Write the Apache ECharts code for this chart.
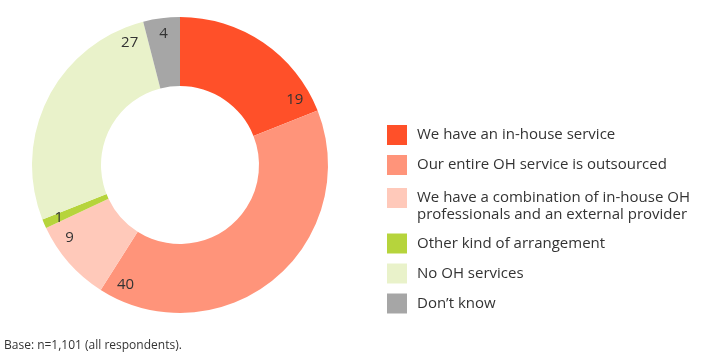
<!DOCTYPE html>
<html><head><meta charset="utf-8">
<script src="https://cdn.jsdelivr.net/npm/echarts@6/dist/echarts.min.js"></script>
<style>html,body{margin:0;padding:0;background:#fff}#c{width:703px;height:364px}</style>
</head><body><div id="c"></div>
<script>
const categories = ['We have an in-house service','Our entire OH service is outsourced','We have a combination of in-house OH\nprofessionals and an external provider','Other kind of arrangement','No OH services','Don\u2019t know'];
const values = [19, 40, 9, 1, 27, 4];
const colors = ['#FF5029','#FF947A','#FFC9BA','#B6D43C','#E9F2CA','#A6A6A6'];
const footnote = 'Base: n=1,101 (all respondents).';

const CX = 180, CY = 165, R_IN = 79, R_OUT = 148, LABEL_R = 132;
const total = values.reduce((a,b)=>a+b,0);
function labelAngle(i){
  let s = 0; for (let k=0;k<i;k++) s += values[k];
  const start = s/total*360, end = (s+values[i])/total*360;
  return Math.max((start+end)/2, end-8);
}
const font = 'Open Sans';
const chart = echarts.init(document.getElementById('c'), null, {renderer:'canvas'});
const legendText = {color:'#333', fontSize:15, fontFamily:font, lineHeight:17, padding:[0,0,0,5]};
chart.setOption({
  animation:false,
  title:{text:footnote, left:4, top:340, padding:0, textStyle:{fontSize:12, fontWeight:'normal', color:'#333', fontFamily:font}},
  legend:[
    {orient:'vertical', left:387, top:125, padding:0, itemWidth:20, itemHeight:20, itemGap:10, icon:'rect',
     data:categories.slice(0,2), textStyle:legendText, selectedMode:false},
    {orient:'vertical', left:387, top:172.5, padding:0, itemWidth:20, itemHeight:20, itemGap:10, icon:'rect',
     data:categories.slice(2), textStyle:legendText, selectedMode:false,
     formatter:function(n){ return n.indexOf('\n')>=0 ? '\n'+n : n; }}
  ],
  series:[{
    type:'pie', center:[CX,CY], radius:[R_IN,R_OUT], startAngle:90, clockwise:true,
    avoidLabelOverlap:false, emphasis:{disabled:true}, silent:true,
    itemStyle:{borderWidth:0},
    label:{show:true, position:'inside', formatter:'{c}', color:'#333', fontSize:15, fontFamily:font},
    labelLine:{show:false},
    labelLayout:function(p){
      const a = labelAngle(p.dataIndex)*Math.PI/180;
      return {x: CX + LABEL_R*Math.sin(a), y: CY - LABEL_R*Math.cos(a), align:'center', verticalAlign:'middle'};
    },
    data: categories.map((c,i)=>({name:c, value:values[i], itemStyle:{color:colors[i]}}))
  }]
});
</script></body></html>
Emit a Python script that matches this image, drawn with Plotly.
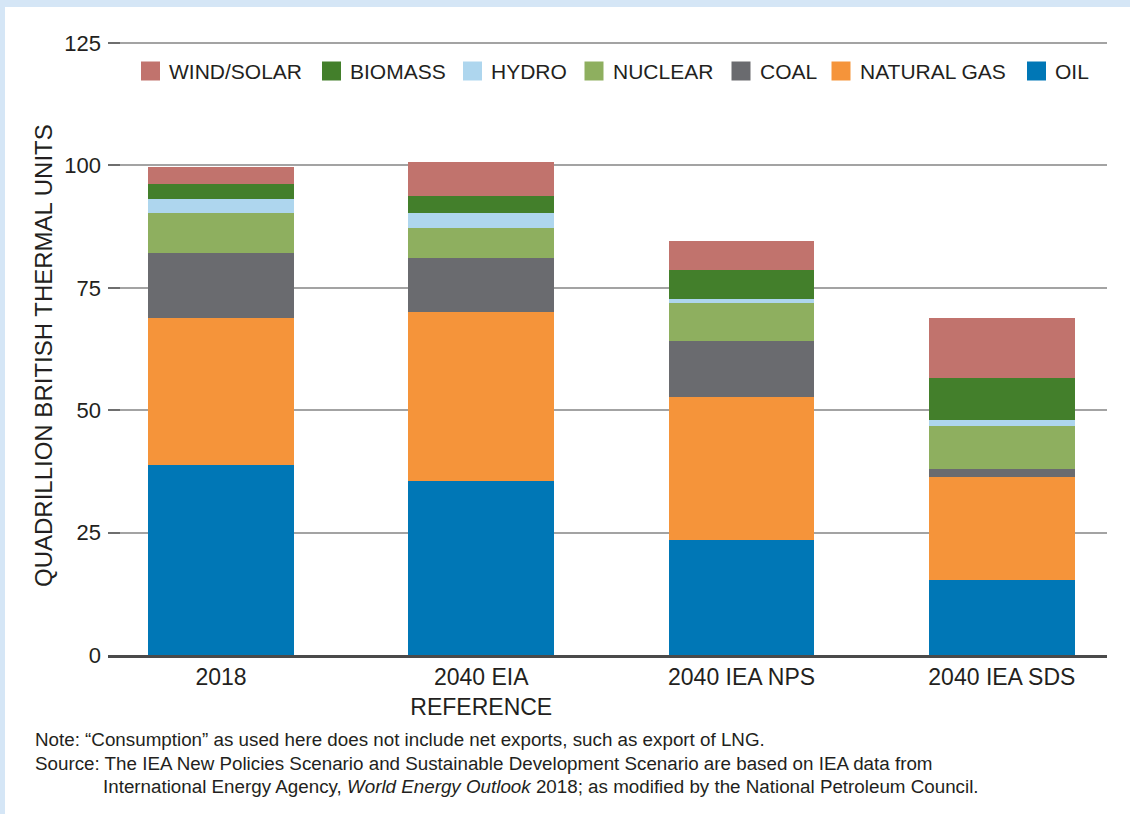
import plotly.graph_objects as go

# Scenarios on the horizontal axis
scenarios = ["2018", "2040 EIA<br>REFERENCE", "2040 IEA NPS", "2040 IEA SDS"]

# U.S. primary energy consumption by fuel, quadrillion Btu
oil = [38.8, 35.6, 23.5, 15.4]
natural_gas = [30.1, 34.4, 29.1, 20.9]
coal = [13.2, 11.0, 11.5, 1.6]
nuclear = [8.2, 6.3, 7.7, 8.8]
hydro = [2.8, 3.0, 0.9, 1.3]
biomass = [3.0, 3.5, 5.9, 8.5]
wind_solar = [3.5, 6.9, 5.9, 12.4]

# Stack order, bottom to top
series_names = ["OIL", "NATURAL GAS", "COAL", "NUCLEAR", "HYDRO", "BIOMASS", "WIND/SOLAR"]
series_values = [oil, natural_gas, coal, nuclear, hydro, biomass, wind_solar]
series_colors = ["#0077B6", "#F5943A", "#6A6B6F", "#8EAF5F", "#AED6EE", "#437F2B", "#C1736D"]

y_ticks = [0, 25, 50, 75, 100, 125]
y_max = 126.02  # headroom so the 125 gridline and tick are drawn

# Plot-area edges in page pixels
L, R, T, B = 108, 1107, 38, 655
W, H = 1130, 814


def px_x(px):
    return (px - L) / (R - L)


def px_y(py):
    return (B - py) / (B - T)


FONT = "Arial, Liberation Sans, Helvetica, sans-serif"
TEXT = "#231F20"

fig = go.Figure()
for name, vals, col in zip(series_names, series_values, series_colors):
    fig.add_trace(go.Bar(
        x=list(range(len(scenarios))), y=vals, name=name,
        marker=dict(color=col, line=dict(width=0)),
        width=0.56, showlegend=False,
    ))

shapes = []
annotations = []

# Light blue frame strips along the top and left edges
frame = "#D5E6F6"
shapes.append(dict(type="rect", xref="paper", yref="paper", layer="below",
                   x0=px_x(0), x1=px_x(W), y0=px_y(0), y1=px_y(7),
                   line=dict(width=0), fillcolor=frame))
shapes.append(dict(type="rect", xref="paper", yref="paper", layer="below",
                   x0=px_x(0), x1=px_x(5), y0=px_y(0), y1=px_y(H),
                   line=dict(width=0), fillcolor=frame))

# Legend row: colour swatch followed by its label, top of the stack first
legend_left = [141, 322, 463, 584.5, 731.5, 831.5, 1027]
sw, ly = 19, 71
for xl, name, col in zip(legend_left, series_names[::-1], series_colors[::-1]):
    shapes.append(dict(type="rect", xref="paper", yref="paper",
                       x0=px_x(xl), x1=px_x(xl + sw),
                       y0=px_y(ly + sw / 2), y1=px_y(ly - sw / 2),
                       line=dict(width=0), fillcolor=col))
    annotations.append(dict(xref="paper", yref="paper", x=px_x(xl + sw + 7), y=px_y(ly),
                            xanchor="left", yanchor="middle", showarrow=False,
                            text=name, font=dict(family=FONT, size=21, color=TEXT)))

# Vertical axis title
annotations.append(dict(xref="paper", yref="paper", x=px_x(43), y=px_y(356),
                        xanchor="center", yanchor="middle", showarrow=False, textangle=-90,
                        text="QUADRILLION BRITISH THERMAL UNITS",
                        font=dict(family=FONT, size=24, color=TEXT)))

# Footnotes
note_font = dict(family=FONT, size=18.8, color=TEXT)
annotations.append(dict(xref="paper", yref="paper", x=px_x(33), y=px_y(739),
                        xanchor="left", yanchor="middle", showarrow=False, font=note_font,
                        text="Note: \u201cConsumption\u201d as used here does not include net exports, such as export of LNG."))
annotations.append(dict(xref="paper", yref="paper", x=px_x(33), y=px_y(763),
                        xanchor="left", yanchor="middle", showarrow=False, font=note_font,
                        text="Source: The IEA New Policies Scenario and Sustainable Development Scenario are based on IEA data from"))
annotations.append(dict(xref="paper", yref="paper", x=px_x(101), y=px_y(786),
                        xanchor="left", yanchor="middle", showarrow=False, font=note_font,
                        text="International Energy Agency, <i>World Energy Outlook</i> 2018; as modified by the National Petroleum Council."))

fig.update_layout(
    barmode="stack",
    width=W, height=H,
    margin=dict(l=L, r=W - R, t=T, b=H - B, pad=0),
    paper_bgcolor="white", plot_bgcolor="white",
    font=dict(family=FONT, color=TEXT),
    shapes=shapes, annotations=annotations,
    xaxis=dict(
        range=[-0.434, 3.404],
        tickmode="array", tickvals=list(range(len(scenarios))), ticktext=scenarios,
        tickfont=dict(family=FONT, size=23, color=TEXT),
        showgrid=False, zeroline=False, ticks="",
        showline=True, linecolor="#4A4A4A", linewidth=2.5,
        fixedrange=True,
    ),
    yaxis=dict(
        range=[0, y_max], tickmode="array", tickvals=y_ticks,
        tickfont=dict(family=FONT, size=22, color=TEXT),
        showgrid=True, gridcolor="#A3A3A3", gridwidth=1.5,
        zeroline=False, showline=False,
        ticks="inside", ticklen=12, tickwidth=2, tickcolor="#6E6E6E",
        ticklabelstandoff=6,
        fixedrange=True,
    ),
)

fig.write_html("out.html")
...
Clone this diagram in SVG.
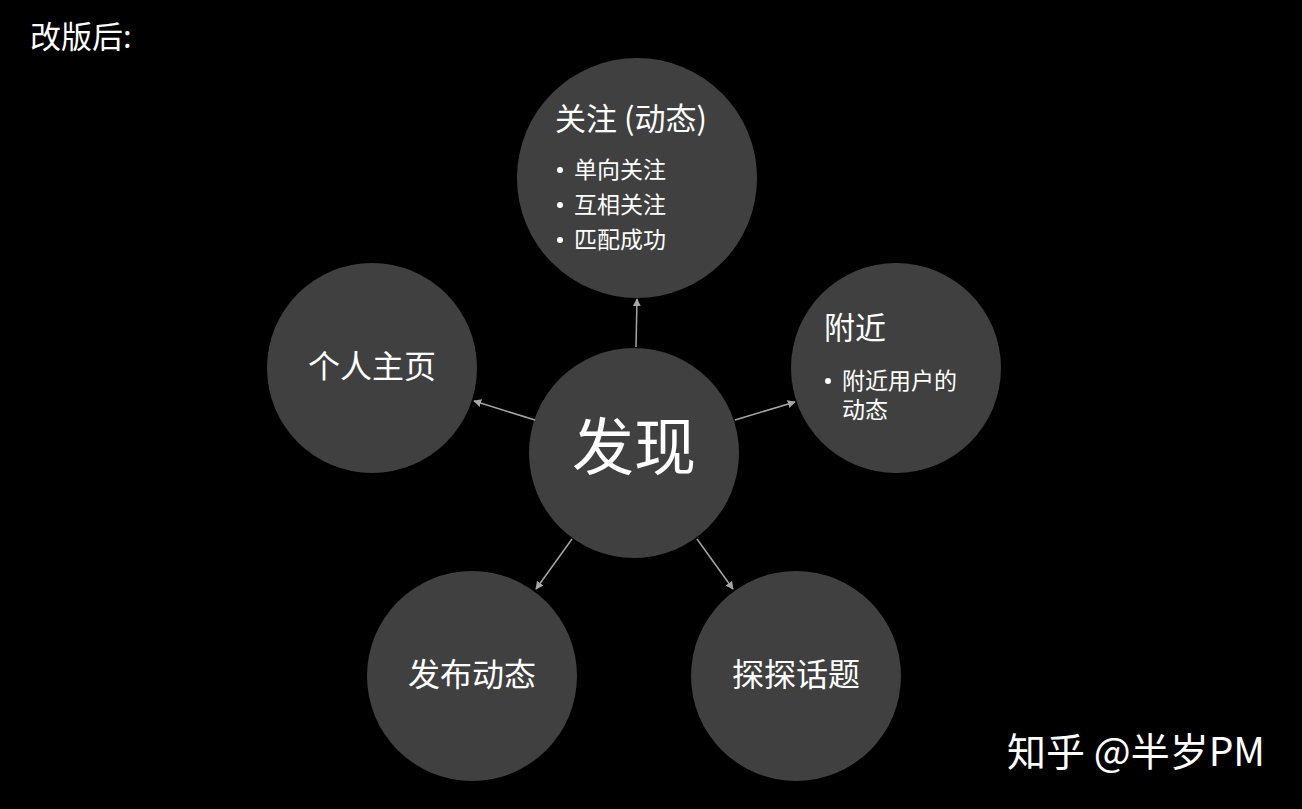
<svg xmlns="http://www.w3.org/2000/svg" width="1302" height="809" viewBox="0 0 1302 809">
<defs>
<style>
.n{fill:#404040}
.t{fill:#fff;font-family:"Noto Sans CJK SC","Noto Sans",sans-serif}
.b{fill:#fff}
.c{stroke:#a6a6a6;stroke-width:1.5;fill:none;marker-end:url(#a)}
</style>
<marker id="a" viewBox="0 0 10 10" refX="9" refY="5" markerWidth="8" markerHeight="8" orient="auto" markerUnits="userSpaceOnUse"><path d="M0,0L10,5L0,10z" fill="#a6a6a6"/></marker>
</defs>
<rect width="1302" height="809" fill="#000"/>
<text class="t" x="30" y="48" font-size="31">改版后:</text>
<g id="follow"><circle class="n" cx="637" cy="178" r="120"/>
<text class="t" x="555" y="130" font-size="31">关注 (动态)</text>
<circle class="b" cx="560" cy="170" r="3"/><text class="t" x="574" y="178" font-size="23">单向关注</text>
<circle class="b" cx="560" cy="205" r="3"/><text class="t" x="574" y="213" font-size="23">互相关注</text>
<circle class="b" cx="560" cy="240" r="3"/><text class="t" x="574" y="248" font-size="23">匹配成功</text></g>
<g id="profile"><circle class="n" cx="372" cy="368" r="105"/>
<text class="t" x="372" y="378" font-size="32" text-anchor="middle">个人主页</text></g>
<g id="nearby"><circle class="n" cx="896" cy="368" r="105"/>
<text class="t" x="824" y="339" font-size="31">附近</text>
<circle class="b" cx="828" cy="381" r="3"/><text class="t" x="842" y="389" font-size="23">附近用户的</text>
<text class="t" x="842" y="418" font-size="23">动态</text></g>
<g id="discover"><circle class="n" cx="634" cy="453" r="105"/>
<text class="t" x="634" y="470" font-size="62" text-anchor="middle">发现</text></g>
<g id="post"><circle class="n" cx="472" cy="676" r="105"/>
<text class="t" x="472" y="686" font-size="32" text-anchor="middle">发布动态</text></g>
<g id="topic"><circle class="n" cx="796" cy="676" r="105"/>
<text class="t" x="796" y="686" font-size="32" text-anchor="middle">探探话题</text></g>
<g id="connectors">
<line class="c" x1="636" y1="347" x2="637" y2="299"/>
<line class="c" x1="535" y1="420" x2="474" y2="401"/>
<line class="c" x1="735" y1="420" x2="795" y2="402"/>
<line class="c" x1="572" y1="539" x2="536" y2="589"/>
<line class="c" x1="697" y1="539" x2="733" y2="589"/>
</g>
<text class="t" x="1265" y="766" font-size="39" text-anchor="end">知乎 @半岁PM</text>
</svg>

[Your objective]
Reproduce the data above exactly, but only from the line containing "Write the Apache ECharts code for this chart." through the line containing "const footnote = 'Base: n=1,101"; skip the pictures.

[Response]
Write the Apache ECharts code for this chart.
<!DOCTYPE html>
<html><head><meta charset="utf-8">
<script src="https://cdn.jsdelivr.net/npm/echarts@6/dist/echarts.min.js"></script>
<style>html,body{margin:0;padding:0;background:#fff}#c{width:703px;height:364px}</style>
</head><body><div id="c"></div>
<script>
const categories = ['We have an in-house service','Our entire OH service is outsourced','We have a combination of in-house OH\nprofessionals and an external provider','Other kind of arrangement','No OH services','Don\u2019t know'];
const values = [19, 40, 9, 1, 27, 4];
const colors = ['#FF5029','#FF947A','#FFC9BA','#B6D43C','#E9F2CA','#A6A6A6'];
const footnote = 'Base: n=1,101 (all respondents).';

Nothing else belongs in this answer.